GDP per capita (PPP basis, US$): $7,700 (2016 Actual) (also known as Per Capita Income)
Real GDP growth (% change): -0.9% (2016 Actual) (also known as GDP Growth)
Inflation Rate (CPI, % change Dec/Dec): 3.1% (2016 Actual)
Gen. Gov. Financial Balance/GDP: -6.8% (2016 Actual) (also known as Fiscal Balance)
Current Account Balance/GDP: 0.7% (2016 Actual) (also known as External Balance)
External debt/GDP: 23.4% (2016 Actual)
Level of economic development: Low level of economic resilience
Default history: No default events (on bonds or loans) have been recorded since 1983.
Note: Numbers have been updated to 2016 (from 2014), which is what was used for committee purposes.

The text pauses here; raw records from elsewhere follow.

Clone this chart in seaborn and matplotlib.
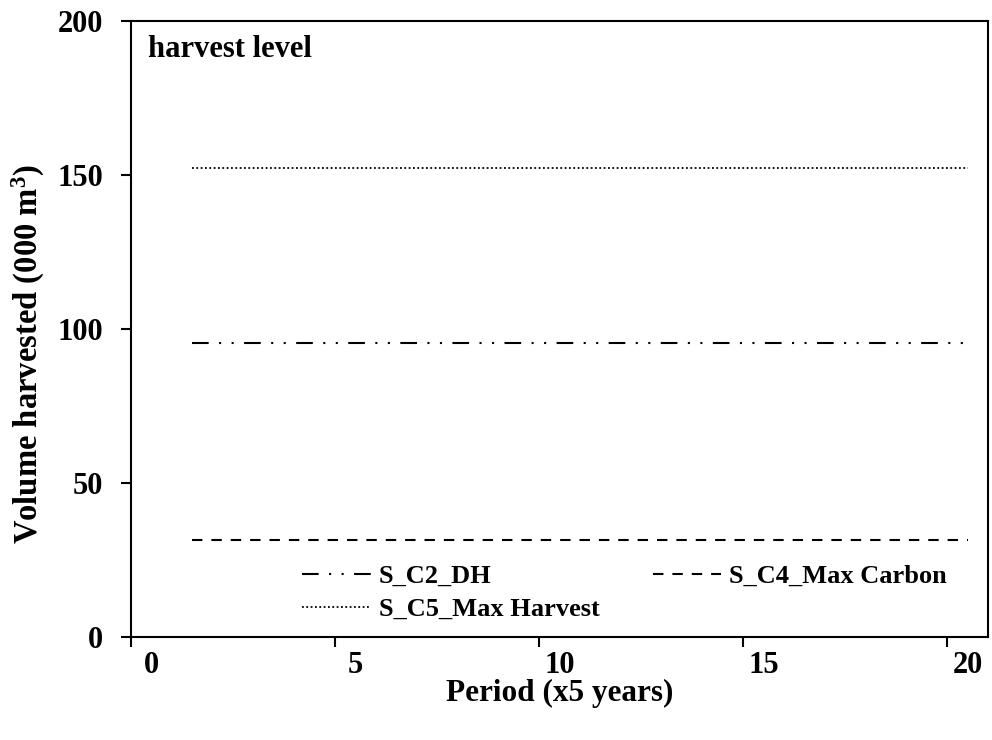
import numpy as np
import pandas as pd
import matplotlib
matplotlib.use("Agg")
import matplotlib.pyplot as plt
import seaborn as sns

# ---- data ----
periods = list(range(1, 21))
dh_values = [95.3] * 20          # S_C2_DH
max_carbon_values = [31.5] * 20  # S_C4_Max Carbon
max_harvest_values = [152.2] * 20  # S_C5_Max Harvest
series_names = ["S_C2_DH", "S_C4_Max Carbon", "S_C5_Max Harvest"]
x_ticks = [0, 5, 10, 15, 20]
y_ticks = [0, 50, 100, 150, 200]

df = pd.DataFrame({
    "Period": periods * 3,
    "Volume": dh_values + max_carbon_values + max_harvest_values,
    "Scenario": [series_names[0]] * 20 + [series_names[1]] * 20 + [series_names[2]] * 20,
})

sns.set_style("white")
plt.rcParams["font.family"] = ["Liberation Serif", "DejaVu Serif"]
plt.rcParams["font.weight"] = "bold"
plt.rcParams["text.color"] = "black"
plt.rcParams["axes.labelcolor"] = "black"
plt.rcParams["xtick.color"] = "black"
plt.rcParams["ytick.color"] = "black"
plt.rcParams["mathtext.fontset"] = "custom"
plt.rcParams["mathtext.rm"] = "Liberation Serif:bold"
plt.rcParams["mathtext.bf"] = "Liberation Serif:bold"
plt.rcParams["mathtext.default"] = "rm"

fig = plt.figure(figsize=(9.92, 7.40), dpi=100)
ax = fig.add_axes([0.132, 0.139, 0.864, 0.833])

styles = {
    "S_C2_DH": (0, (8, 5, 1, 5, 1, 5)),
    "S_C4_Max Carbon": (0, (5, 4.3)),
    "S_C5_Max Harvest": (0, (1, 1.4)),
}
widths = {"S_C2_DH": 1.5, "S_C4_Max Carbon": 1.5, "S_C5_Max Harvest": 1.3}

for name in series_names:
    sub = df[df["Scenario"] == name]
    sns.lineplot(data=sub, x="Period", y="Volume", ax=ax, color="black",
                 linestyle=styles[name], linewidth=widths[name], label=name)

ax.set_xlim(-0.5, 20.5)
ax.set_ylim(0, 200)
ax.set_xticks(x_ticks)
ax.set_xticklabels([str(t) for t in x_ticks], fontsize=22, fontweight="bold")
ax.set_xticks([t - 0.5 for t in x_ticks], minor=True)
ax.set_yticks(y_ticks)
ax.set_yticklabels([str(t) for t in y_ticks], fontsize=22, fontweight="bold")

ax.tick_params(axis="x", which="major", length=0, pad=10)
ax.tick_params(axis="x", which="minor", length=7, width=1.5, direction="out", color="black", bottom=True)
ax.tick_params(axis="y", which="major", length=7, width=1.5, direction="out", color="black", left=True, pad=13)

for s in ax.spines.values():
    s.set_color("black")
    s.set_linewidth(1.5)

ax.set_xlabel("Period (x5 years)", fontsize=22.5, fontweight="bold", labelpad=-1)
ax.set_ylabel("Volume harvested (000 m$^{3}$)", fontsize=23.5, fontweight="bold")
ax.yaxis.set_label_coords(-0.098, 0.46)

ax.text(0.02, 0.953, "harvest level", transform=ax.transAxes, fontsize=22,
        fontweight="bold", va="center", ha="left")

handles, labels = ax.get_legend_handles_labels()
order = [0, 2, 1]
ax.legend([handles[i] for i in order], [labels[i] for i in order],
          ncol=2, loc="center", bbox_to_anchor=(0.576, 0.072), frameon=False,
          prop={"family": "Liberation Serif", "weight": "bold", "size": 19},
          handlelength=2.6, handletextpad=0.3, columnspacing=2.0, labelspacing=0.35,
          borderpad=0.0)

fig.savefig("out.png", dpi=100)
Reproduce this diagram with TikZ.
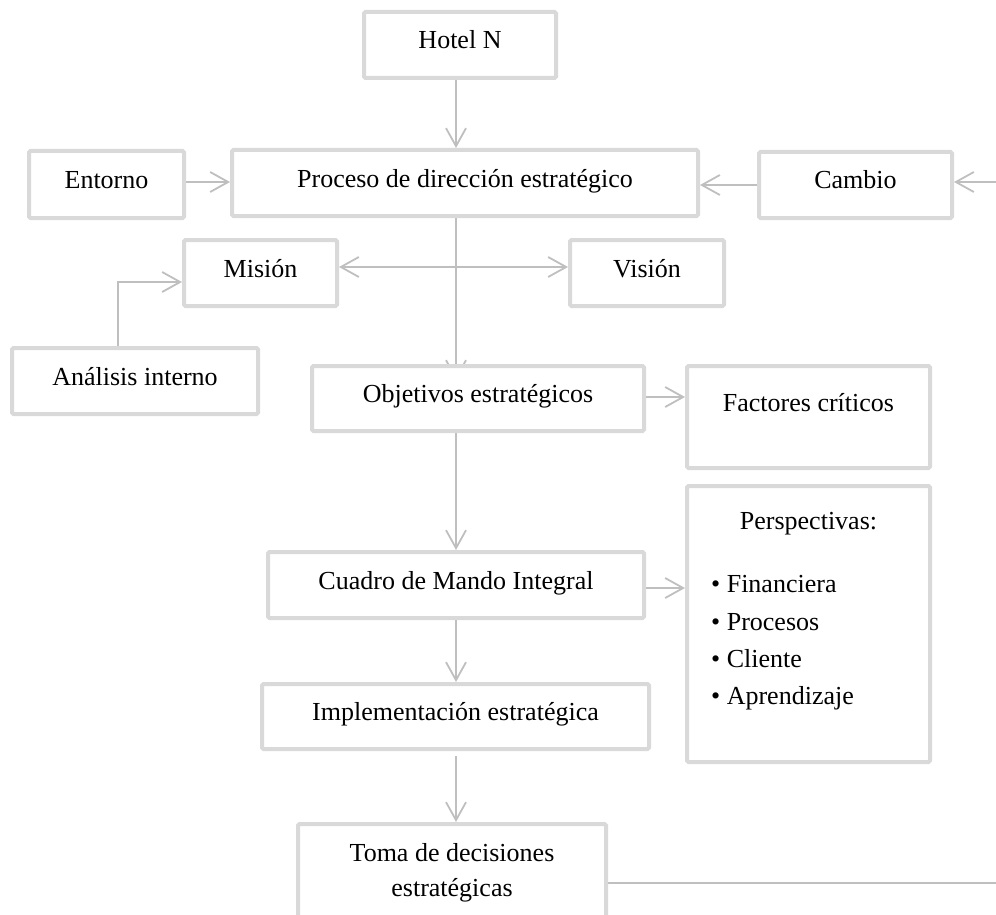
\documentclass[tikz,border=0pt]{standalone}
\usepackage{fontspec}
\setmainfont{Liberation Serif}
\usetikzlibrary{arrows.meta,backgrounds}
\definecolor{boxgray}{HTML}{D9D9D9}
\definecolor{arrgray}{HTML}{BFBFBF}
\begin{document}
\begin{tikzpicture}[x=1pt,y=-1pt,
  box/.style={draw=boxgray,line width=4pt,fill=white,rounded corners=1.5pt,
    inner sep=0pt,font=\fontsize{26}{36}\selectfont,
    text height=16pt,text depth=8pt},
  lbl/.style={inner sep=0pt,font=\fontsize{26}{36}\selectfont},
  arr/.style={draw=arrgray,line width=1.8pt,
    -{Straight Barb[length=18pt,width=20pt,line width=1.8pt]}},
  plain/.style={draw=arrgray,line width=1.5pt}]
\useasboundingbox (0,0) rectangle (996,915);

% boxes
\node[box,minimum width=192pt,minimum height=66pt] (hotel) at (460,45) {Hotel N};
\node[box,minimum width=155pt,minimum height=67pt] (entorno) at (106.5,184.5) {Entorno};
\node[box,minimum width=466pt,minimum height=66pt] (proc) at (465,183) {Proceso de dirección estratégico};
\node[box,minimum width=193pt,minimum height=66pt] (cambio) at (855.5,185) {Cambio};
\node[box,minimum width=153pt,minimum height=66pt] (mision) at (260.5,273) {Misión};
\node[box,minimum width=154pt,minimum height=66pt] (vision) at (647,273) {Visión};
\node[box,minimum width=246pt,minimum height=66pt] (analisis) at (135,381) {Análisis interno};
\node[box,minimum width=332pt,minimum height=65pt] (obj) at (478,398.5) {Objetivos estratégicos};
\node[box,minimum width=243pt,minimum height=102pt] (fact) at (808.5,417) {};
\node[lbl,anchor=base] (facttxt) at (808.5,411) {Factores críticos};
\node[box,minimum width=376pt,minimum height=66pt] (cuadro) at (456,585) {Cuadro de Mando Integral};
\node[box,minimum width=243pt,minimum height=276pt] (persp) at (808.5,624) {};
\node[lbl,anchor=base] (ptitle) at (808.5,529) {Perspectivas:};
\node[lbl,anchor=base west] (p1) at (711,592) {\textbullet\ Financiera};
\node[lbl,anchor=base west] (p2) at (711,630) {\textbullet\ Procesos};
\node[lbl,anchor=base west] (p3) at (711,667) {\textbullet\ Cliente};
\node[lbl,anchor=base west] (p4) at (711,704) {\textbullet\ Aprendizaje};
\node[box,minimum width=387pt,minimum height=65pt] (impl) at (455.5,716.5) {Implementación estratégica};
\node[box,minimum width=308pt,minimum height=104pt] (toma) at (452,876) {};
\node[lbl,anchor=base] (toma1) at (452,861) {Toma de decisiones};
\node[lbl,anchor=base] (toma2) at (452,896) {estratégicas};

% helper coordinates
\coordinate (sp) at (456,0);
\coordinate (mv) at (456,267);
\coordinate (ml) at (472,267);
\coordinate (rin) at (996,182);
\coordinate (an) at (118,282);
\coordinate (objin) at (456,380);
\coordinate (tr) at (996,883);

\begin{scope}[on background layer]
  \draw[arr] (hotel.south -| sp) -- (proc.north -| sp);
  \draw[arr] (entorno.east |- 0,182) -- (proc.west |- 0,182);
  \draw[arr] (cambio.west) -- (proc.east |- cambio.west);
  \draw[arr] (rin) -- (cambio.east |- rin);
  \draw[arr] (proc.south -| sp) -- (objin);
  \draw[arr] (ml) -- (mision.east |- ml);
  \draw[arr] (mv) -- (vision.west |- mv);
  \draw[arr] (analisis.north -| an) -- (an) -- (mision.west |- an);
  \draw[arr] (obj.east |- 0,397) -- (fact.west |- 0,397);
  \draw[arr] (obj.south -| sp) -- (cuadro.north -| sp);
  \draw[arr] (cuadro.east |- 0,588) -- (persp.west |- 0,588);
  \draw[arr] (cuadro.south -| sp) -- (impl.north -| sp);
  \draw[arr,shorten <=5pt] (impl.south -| sp) -- (toma.north -| sp);
  \draw[plain] (toma.east |- tr) -- (tr);
\end{scope}
\end{tikzpicture}
\end{document}
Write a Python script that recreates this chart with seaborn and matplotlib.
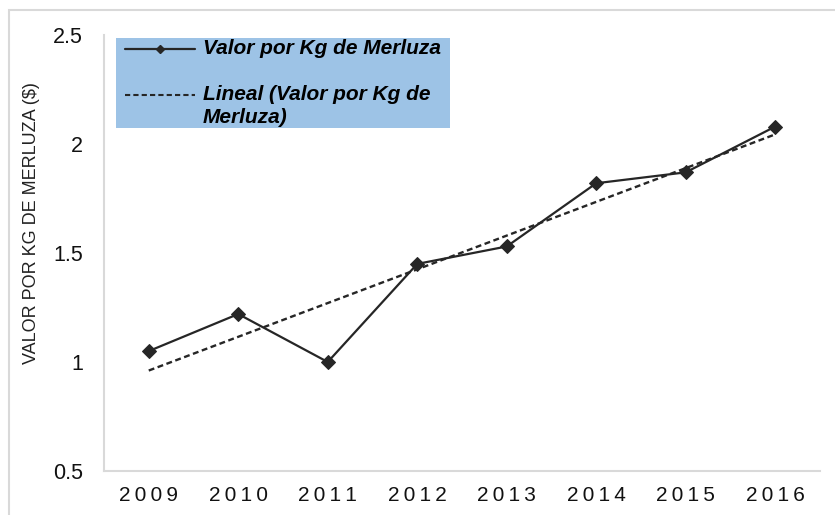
import numpy as np
import pandas as pd
import matplotlib
matplotlib.use("Agg")
import matplotlib.pyplot as plt
from matplotlib.patches import Rectangle
from matplotlib.lines import Line2D
import seaborn as sns

years = ["2009", "2010", "2011", "2012", "2013", "2014", "2015", "2016"]
valor = [1.05, 1.22, 1.00, 1.45, 1.53, 1.82, 1.87, 2.08]
y_ticks = [0.5, 1.0, 1.5, 2.0, 2.5]
y_tick_labels = ["0.5", "1", "1.5", "2", "2.5"]
series_label = "Valor por Kg de Merluza"
trend_label = "Lineal (Valor por Kg de\nMerluza)"
y_label = "VALOR POR KG DE MERLUZA ($)"

sns.set_theme(style="white")
plt.rcParams["font.family"] = ["Liberation Sans", "DejaVu Sans"]

W, H = 835, 515
df = pd.DataFrame({"year": years, "valor": valor})
df["idx"] = np.arange(len(years))
slope, intercept = np.polyfit(df["idx"], df["valor"], 1)
df["trend"] = intercept + slope * df["idx"]

fig = plt.figure(figsize=(W / 100, H / 100), dpi=100)
ax = fig.add_axes([104 / W, 44 / H, 716 / W, 436 / H])

line_col = "#262626"
dash = (0, (2.5, 1.5))
sns.lineplot(data=df, x="idx", y="trend", ax=ax, color=line_col, lw=1.7,
             linestyle=dash, legend=False)
sns.lineplot(data=df, x="idx", y="valor", ax=ax, color=line_col, lw=1.6,
             marker="D", markersize=7.5, markeredgecolor=line_col,
             legend=False)

ax.set_xlim(-0.5, len(years) - 0.5)
ax.set_ylim(0.5, 2.5)
ax.set_xticks(np.arange(len(years)))
ax.set_xticklabels(["\u2009".join(y) for y in years], fontsize=15,
                   color="#111111")
ax.set_yticks(y_ticks)
ax.set_yticklabels(y_tick_labels, fontsize=15.5, color="#111111")
ax.tick_params(axis="x", length=0, pad=11)
ax.tick_params(axis="y", length=0, pad=15)
ax.set_xlabel("")
ax.set_ylabel(y_label, fontsize=13, color="#222222")
ax.yaxis.set_label_coords((32 - 104) / 716, (471 - 223) / 436)
ax.yaxis.label.set_verticalalignment("center")

for s in ["top", "right"]:
    ax.spines[s].set_visible(False)
for s in ["left", "bottom"]:
    ax.spines[s].set_color("#D9D9D9")
    ax.spines[s].set_linewidth(1.5)

# legend drawn by hand (pixel layout of the reference)
def fx(px):
    return px / W

def fy(py):
    return 1 - py / H

fig.patches.append(Rectangle((fx(116), fy(128)), (450 - 116) / W, 90 / H,
                             transform=fig.transFigure, facecolor="#9DC3E6",
                             edgecolor="none", zorder=5))
fig.lines.append(Line2D([fx(125), fx(195)], [fy(49), fy(49)], color=line_col,
                        lw=1.6, transform=fig.transFigure, zorder=6))
fig.lines.append(Line2D([fx(160)], [fy(49)], color=line_col, marker="D",
                        markersize=4.5, transform=fig.transFigure, zorder=6))
fig.lines.append(Line2D([fx(125), fx(195)], [fy(95), fy(95)], color=line_col,
                        lw=1.5, linestyle=dash, transform=fig.transFigure,
                        zorder=6))
font = dict(size=15, weight="bold", style="italic", color="black")
fig.text(fx(203), fy(49), series_label, va="center", ha="left", zorder=7,
         **font)
for i, line in enumerate(trend_label.split("\n")):
    fig.text(fx(203), fy(95 + 23 * i), line, va="center", ha="left", zorder=7,
             **font)

fig.patches.append(Rectangle((9 / W, -0.2), 1.5, 1.2 - 10 / H,
                             transform=fig.transFigure, fill=False,
                             edgecolor="#D9D9D9", lw=1.5))

fig.savefig("out.png", dpi=100)
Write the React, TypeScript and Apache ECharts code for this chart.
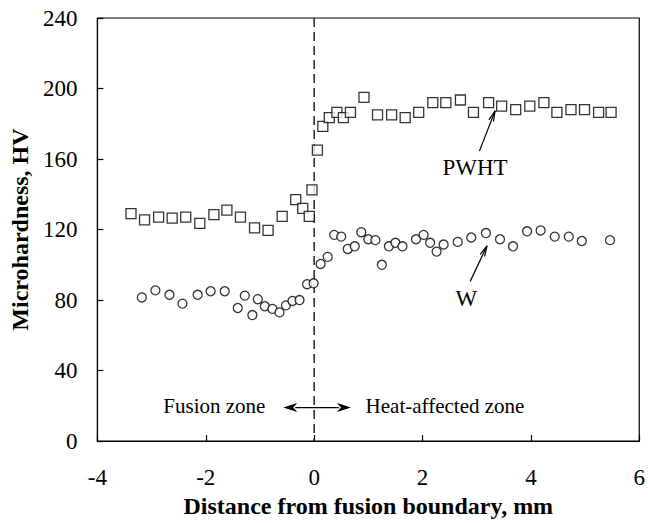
import React, { useEffect, useRef } from "react";
import * as echarts from "echarts";

const xTicks = { min: -4, max: 6, interval: 2 };
const yTicks = { min: 0, max: 240, interval: 40 };

const pwhtX = [-3.38, -3.13, -2.87, -2.62, -2.37, -2.11, -1.85, -1.61, -1.36, -1.1, -0.85, -0.59, -0.34, -0.21, -0.09, -0.04, 0.06, 0.16, 0.28, 0.42, 0.54, 0.67, 0.92, 1.17, 1.43, 1.68, 1.93, 2.19, 2.43, 2.7, 2.94, 3.22, 3.46, 3.72, 3.98, 4.24, 4.48, 4.74, 4.99, 5.25, 5.48];
const pwhtY = [129, 125.5, 127, 126.5, 127, 123.5, 128.5, 131, 127, 121, 119.5, 127.5, 137, 132, 127.5, 142.5, 165, 178.5, 183.5, 186.5, 183.5, 186.5, 195, 185, 185, 183.5, 186.5, 192, 192, 193.5, 186.5, 192, 190, 188, 190, 192, 186.5, 188, 188, 186.5, 186.5];

const wX = [-3.18, -2.93, -2.67, -2.43, -2.15, -1.91, -1.65, -1.41, -1.28, -1.14, -1.04, -0.91, -0.77, -0.64, -0.52, -0.4, -0.27, -0.13, -0.01, 0.12, 0.25, 0.37, 0.5, 0.62, 0.75, 0.87, 1.0, 1.13, 1.25, 1.38, 1.5, 1.63, 1.88, 2.02, 2.14, 2.26, 2.39, 2.65, 2.9, 3.17, 3.43, 3.67, 3.93, 4.18, 4.44, 4.7, 4.94, 5.46];
const wY = [81.5, 85.5, 83, 78, 83, 85, 85, 75.5, 82.5, 71.5, 80.5, 76.5, 75, 73, 77, 79.5, 80, 89, 89.5, 100.5, 104.5, 117, 116, 109, 110.5, 118.5, 114.5, 114, 100, 110.5, 112.5, 110.5, 114.5, 117, 112.5, 107.5, 111.5, 113, 115.5, 118, 114.5, 110.5, 119, 119.5, 116, 116, 113.5, 114];

const labels = {
  xName: "Distance from fusion boundary, mm",
  yName: "Microhardness, HV",
  pwht: "PWHT",
  w: "W",
  fusion: "Fusion zone",
  haz: "Heat-affected zone",
};

// annotation anchors in data coordinates
const boundaryX = 0;
const pwhtArrow = { from: [3.05, 164.5], to: [3.34, 187.4], text: [2.97, 155] };
const wArrow = { from: [2.88, 90.6], to: [3.19, 110.8], text: [2.81, 81] };
const zoneArrow = { y: 19, left: -0.57, right: 0.68, fusionEnd: -0.9, hazStart: 0.95 };

const FONT = "Liberation Serif";

function openHead(tip: number[], from: number[], len: number, ang: number) {
  const dx = from[0] - tip[0];
  const dy = from[1] - tip[1];
  const L = Math.hypot(dx, dy);
  const ux = dx / L, uy = dy / L;
  const c = Math.cos(ang), s = Math.sin(ang);
  const a = [tip[0] + len * (ux * c - uy * s), tip[1] + len * (ux * s + uy * c)];
  const b = [tip[0] + len * (ux * c + uy * s), tip[1] + len * (-ux * s + uy * c)];
  return [a, b];
}

export default function App() {
  const ref = useRef<HTMLDivElement>(null);
  useEffect(() => {
    document.body.style.margin = "0";
    const chart = echarts.init(ref.current!, null, { renderer: "svg" });
    const axisLabel = { color: "#000", fontFamily: FONT, fontSize: 23 };
    chart.setOption({
      animation: false,
      backgroundColor: "#fff",
      grid: { left: 96, right: 7, top: 18, bottom: 76, show: true, borderColor: "#000", borderWidth: 1.2 },
      xAxis: {
        type: "value",
        ...xTicks,
        axisLine: { show: true, onZero: false, lineStyle: { color: "#000", width: 1.2 } },
        axisTick: { show: true, inside: true, length: 6, lineStyle: { color: "#000", width: 1.2 } },
        splitLine: { show: false },
        axisLabel: { ...axisLabel, margin: 25 },
        name: labels.xName,
        nameLocation: "middle",
        nameGap: 50,
        nameTextStyle: { color: "#000", fontFamily: FONT, fontSize: 24, fontWeight: "bold" },
      },
      yAxis: {
        type: "value",
        ...yTicks,
        axisLine: { show: true, onZero: false, lineStyle: { color: "#000", width: 1.2 } },
        axisTick: { show: true, inside: true, length: 6, lineStyle: { color: "#000", width: 1.2 } },
        splitLine: { show: false },
        axisLabel: { ...axisLabel, margin: 20 },
        name: labels.yName,
        nameLocation: "middle",
        nameGap: 61,
        nameRotate: 90,
        nameTextStyle: { color: "#000", fontFamily: FONT, fontSize: 24, fontWeight: "bold" },
      },
      series: [
        {
          name: "PWHT",
          type: "scatter",
          symbol: "rect",
          symbolSize: 10,
          itemStyle: { color: "#fff", borderColor: "#000", borderWidth: 1.3 },
          data: pwhtX.map((x, i) => [x, pwhtY[i]]),
          z: 3,
        },
        {
          name: "W",
          type: "scatter",
          symbol: "circle",
          symbolSize: 9,
          itemStyle: { color: "#fff", borderColor: "#000", borderWidth: 1.3 },
          data: wX.map((x, i) => [x, wY[i]]),
          z: 3,
        },
      ],
    });

    const px = (p: number[]) => chart.convertToPixel({ gridIndex: 0 }, p) as number[];
    const line = (a: number[], b: number[], extra: any = {}) => ({
      type: "line",
      shape: { x1: a[0], y1: a[1], x2: b[0], y2: b[1] },
      style: { stroke: "#000", lineWidth: 1.2, ...extra },
      z: 10,
    });
    const arrowEls = (arrow: { from: number[]; to: number[] }) => {
      const f = px(arrow.from), t = px(arrow.to);
      const [a, b] = openHead(t, f, 11, 0.22);
      return [line(f, t), line(t, a), line(t, b)];
    };
    const textEl = (p: number[], text: string, align: string, size: number) => ({
      type: "text",
      x: p[0],
      y: p[1],
      z: 10,
      style: { text, fill: "#000", font: `${size}px "${FONT}"`, align, verticalAlign: "middle" },
    });
    const ya = px([0, zoneArrow.y]);
    const L = px([zoneArrow.left, zoneArrow.y]);
    const R = px([zoneArrow.right, zoneArrow.y]);
    const hl = 14, hw = 4.5;
    const dTop = px([boundaryX, yTicks.max]);
    const dBot = px([boundaryX, yTicks.min]);
    chart.setOption({
      graphic: [
        {
          type: "line",
          z: 2,
          shape: { x1: dTop[0], y1: dTop[1], x2: dBot[0], y2: dBot[1] },
          style: { stroke: "#000", lineWidth: 1.3, lineDash: [9, 5] },
        },
        ...arrowEls(pwhtArrow),
        ...arrowEls(wArrow),
        textEl(px(pwhtArrow.text), labels.pwht, "center", 23),
        textEl(px(wArrow.text), labels.w, "center", 23),
        line([L[0] + hl - 2, ya[1]], [R[0] - hl + 2, ya[1]]),
        {
          type: "polygon",
          z: 10,
          shape: { points: [[L[0], ya[1]], [L[0] + hl, ya[1] - hw], [L[0] + hl - 4, ya[1]], [L[0] + hl, ya[1] + hw]] },
          style: { fill: "#000" },
        },
        {
          type: "polygon",
          z: 10,
          shape: { points: [[R[0], ya[1]], [R[0] - hl, ya[1] - hw], [R[0] - hl + 4, ya[1]], [R[0] - hl, ya[1] + hw]] },
          style: { fill: "#000" },
        },
        textEl(px([zoneArrow.fusionEnd, zoneArrow.y + 1]), labels.fusion, "right", 21),
        textEl(px([zoneArrow.hazStart, zoneArrow.y + 1]), labels.haz, "left", 21),
      ],
    });
    return () => chart.dispose();
  }, []);
  return <div ref={ref} style={{ width: 648, height: 523 }} />;
}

On 06 November 2017, a rating committee was called to discuss the rating of the Cuba, Government of. The main points raised during the discussion were: The issuer's economic fundamentals, including its economic strength, have materially decreased. The issuer's institutional strength/ framework, have not materially changed. The issuer's governance and/or management, have not materially changed.
The principal methodology used in these ratings was Sovereign Bond Ratings published in December 2016. Please see the Rating Methodologies page on www.moodys.com for a copy of this methodology.
The weighting of all rating factors is described in the methodology used in this credit rating action, if applicable.